**DATA PROVIDED**
○ ○ ○ ○ ○ ○ ○

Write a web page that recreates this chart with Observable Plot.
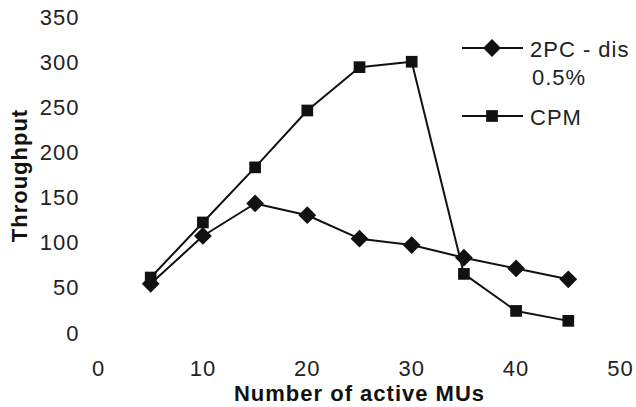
<!DOCTYPE html>
<html>
<head>
<meta charset="utf-8">
<script src="https://cdn.jsdelivr.net/npm/d3@7"></script>
<script src="https://cdn.jsdelivr.net/npm/@observablehq/plot@0.6"></script>
<style>
  html, body { margin: 0; padding: 0; background: white; }
</style>
</head>
<body>
<div id="chart"></div>
<script>
// Data
const mus = [5, 10, 15, 20, 25, 30, 35, 40, 45];
const twoPC = [55, 108, 144, 131, 105, 98, 84, 72, 60];
const cpm = [62, 123, 184, 247, 295, 301, 66, 25, 14];
const xTicks = [0, 10, 20, 30, 40, 50];
const yTicks = [0, 50, 100, 150, 200, 250, 300, 350];
const seriesNames = ["2PC - dis\n0.5%", "CPM"];

const rows = [];
mus.forEach((m, i) => {
  rows.push({mu: m, value: twoPC[i], series: seriesNames[0]});
  rows.push({mu: m, value: cpm[i], series: seriesNames[1]});
});
const rows2PC = rows.filter(d => d.series === seriesNames[0]);
const rowsCPM = rows.filter(d => d.series === seriesNames[1]);

const font = "'Liberation Sans', Arial, sans-serif";

const chart = Plot.plot({
  width: 636,
  height: 407,
  marginLeft: 98,
  marginRight: 16,
  marginTop: 17,
  marginBottom: 74,
  style: {fontFamily: font, fontSize: "22px", letterSpacing: "1px", color: "#222", background: "white"},
  x: {domain: [0, 50], ticks: xTicks, tickSize: 0, tickPadding: 27, label: null},
  y: {domain: [0, 350], ticks: yTicks, tickSize: 0, tickPadding: 19, label: null},
  marks: [
    Plot.line(rowsCPM, {x: "mu", y: "value", stroke: "#111", strokeWidth: 2}),
    Plot.line(rows2PC, {x: "mu", y: "value", stroke: "#111", strokeWidth: 2}),
    Plot.dot(rowsCPM, {x: "mu", y: "value", symbol: "square", r: 6.6, fill: "#111", stroke: "none"}),
    Plot.dot(rows2PC, {x: "mu", y: "value", symbol: "diamond2", r: 8, fill: "#111", stroke: "none"}),
    Plot.text(["Number of active MUs"], {frameAnchor: "bottom", dy: 60, textAnchor: "middle", lineAnchor: "middle", fontWeight: "bold", fontSize: 22, fill: "#111"}),
    Plot.text(["Throughput"], {frameAnchor: "left", dx: -79, rotate: -90, textAnchor: "middle", lineAnchor: "middle", fontWeight: "bold", fontSize: 22, fill: "#111"})
  ]
});

document.getElementById("chart").appendChild(chart);

// Legend
const svg = d3.select(chart);
const leg = svg.append("g").attr("font-family", font).attr("font-size", 22).attr("fill", "#222");
const items = [
  {name: seriesNames[0], y: 48, symbol: d3.symbolDiamond2, size: Math.PI * 8 * 8},
  {name: seriesNames[1], y: 116, symbol: d3.symbolSquare, size: Math.PI * 6.6 * 6.6}
];
items.forEach(it => {
  leg.append("line").attr("x1", 462).attr("x2", 523).attr("y1", it.y).attr("y2", it.y)
    .attr("stroke", "#111").attr("stroke-width", 2);
  leg.append("path").attr("d", d3.symbol(it.symbol, it.size)())
    .attr("transform", `translate(492,${it.y})`).attr("fill", "#111");
  const lines = it.name.split("\n");
  lines.forEach((t, k) => {
    leg.append("text").attr("x", 530 + (k > 0 ? 2 : 0)).attr("y", it.y + 1 + k * 28)
      .attr("dy", "0.35em").attr("text-anchor", "start").text(t);
  });
});
</script>
</body>
</html>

○ ○ ○ ○ ○ ○ ○

Produce an exact copy of each line of data, skipping embedded images.

**SOLUTION BELOW**
Write a web page that recreates this chart with Observable Plot.
<!DOCTYPE html>
<html>
<head>
<meta charset="utf-8">
<script src="https://cdn.jsdelivr.net/npm/d3@7"></script>
<script src="https://cdn.jsdelivr.net/npm/@observablehq/plot@0.6"></script>
<style>
  html, body { margin: 0; padding: 0; background: white; }
</style>
</head>
<body>
<div id="chart"></div>
<script>
// Data
const mus = [5, 10, 15, 20, 25, 30, 35, 40, 45];
const twoPC = [55, 108, 144, 131, 105, 98, 84, 72, 60];
const cpm = [62, 123, 184, 247, 295, 301, 66, 25, 14];
const xTicks = [0, 10, 20, 30, 40, 50];
const yTicks = [0, 50, 100, 150, 200, 250, 300, 350];
const seriesNames = ["2PC - dis\n0.5%", "CPM"];

const rows = [];
mus.forEach((m, i) => {
  rows.push({mu: m, value: twoPC[i], series: seriesNames[0]});
  rows.push({mu: m, value: cpm[i], series: seriesNames[1]});
});
const rows2PC = rows.filter(d => d.series === seriesNames[0]);
const rowsCPM = rows.filter(d => d.series === seriesNames[1]);

const font = "'Liberation Sans', Arial, sans-serif";

const chart = Plot.plot({
  width: 636,
  height: 407,
  marginLeft: 98,
  marginRight: 16,
  marginTop: 17,
  marginBottom: 74,
  style: {fontFamily: font, fontSize: "22px", letterSpacing: "1px", color: "#222", background: "white"},
  x: {domain: [0, 50], ticks: xTicks, tickSize: 0, tickPadding: 27, label: null},
  y: {domain: [0, 350], ticks: yTicks, tickSize: 0, tickPadding: 19, label: null},
  marks: [
    Plot.line(rowsCPM, {x: "mu", y: "value", stroke: "#111", strokeWidth: 2}),
    Plot.line(rows2PC, {x: "mu", y: "value", stroke: "#111", strokeWidth: 2}),
    Plot.dot(rowsCPM, {x: "mu", y: "value", symbol: "square", r: 6.6, fill: "#111", stroke: "none"}),
    Plot.dot(rows2PC, {x: "mu", y: "value", symbol: "diamond2", r: 8, fill: "#111", stroke: "none"}),
    Plot.text(["Number of active MUs"], {frameAnchor: "bottom", dy: 60, textAnchor: "middle", lineAnchor: "middle", fontWeight: "bold", fontSize: 22, fill: "#111"}),
    Plot.text(["Throughput"], {frameAnchor: "left", dx: -79, rotate: -90, textAnchor: "middle", lineAnchor: "middle", fontWeight: "bold", fontSize: 22, fill: "#111"})
  ]
});

document.getElementById("chart").appendChild(chart);

// Legend
const svg = d3.select(chart);
const leg = svg.append("g").attr("font-family", font).attr("font-size", 22).attr("fill", "#222");
const items = [
  {name: seriesNames[0], y: 48, symbol: d3.symbolDiamond2, size: Math.PI * 8 * 8},
  {name: seriesNames[1], y: 116, symbol: d3.symbolSquare, size: Math.PI * 6.6 * 6.6}
];
items.forEach(it => {
  leg.append("line").attr("x1", 462).attr("x2", 523).attr("y1", it.y).attr("y2", it.y)
    .attr("stroke", "#111").attr("stroke-width", 2);
  leg.append("path").attr("d", d3.symbol(it.symbol, it.size)())
    .attr("transform", `translate(492,${it.y})`).attr("fill", "#111");
  const lines = it.name.split("\n");
  lines.forEach((t, k) => {
    leg.append("text").attr("x", 530 + (k > 0 ? 2 : 0)).attr("y", it.y + 1 + k * 28)
      .attr("dy", "0.35em").attr("text-anchor", "start").text(t);
  });
});
</script>
</body>
</html>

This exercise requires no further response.